Eyam Hall stands at the centre of the Peak District plague village of Eyam and has been home of the Wright family for over 300 years, the hall dates from just 11 years after the great plague of 1666. The hall was built for John Wright and his new bride, Elizabeth, whose initials are carved on one of the lead downpipes, the couple's portraits hang in the entrance hall.
The unspoilt seventeenth century gritstone Manor House contains an impressive stone flagged hall and a unique tapestry room, containing an array of magnificent tapestries, one of which dates back to the fifteenth century, the original kitchen was discovered beneath layers of plaster, linoleum, and built-in cupboards and has been painstakingly restored to appear much the same as it would have done in the early 1700s.

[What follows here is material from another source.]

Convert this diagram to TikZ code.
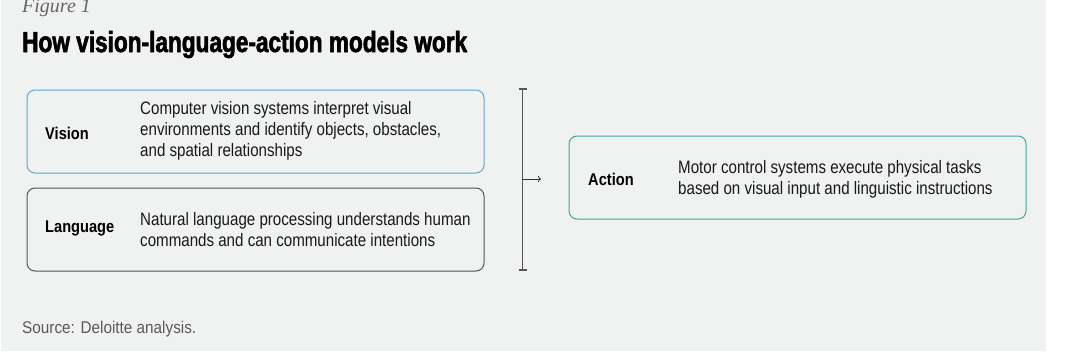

The nursery has a collection of toys dating from 1860 to the present day, other rooms reveal costumes belonging to the Wright family, precious artifacts, needlework and fascinating family momentos.
Created from Eyam Hall’s historic farmyard, the Craft Centre at the hall has 5 working craft units, a gift shop and a licensed restaurant.
The garden still retains its seventeenth century layout, with a knot garden, bowling green, potager and rose walk. Formal gravelled paths and historic architectural features intermingle with specimen trees, mixed borders and a beautiful rose archway.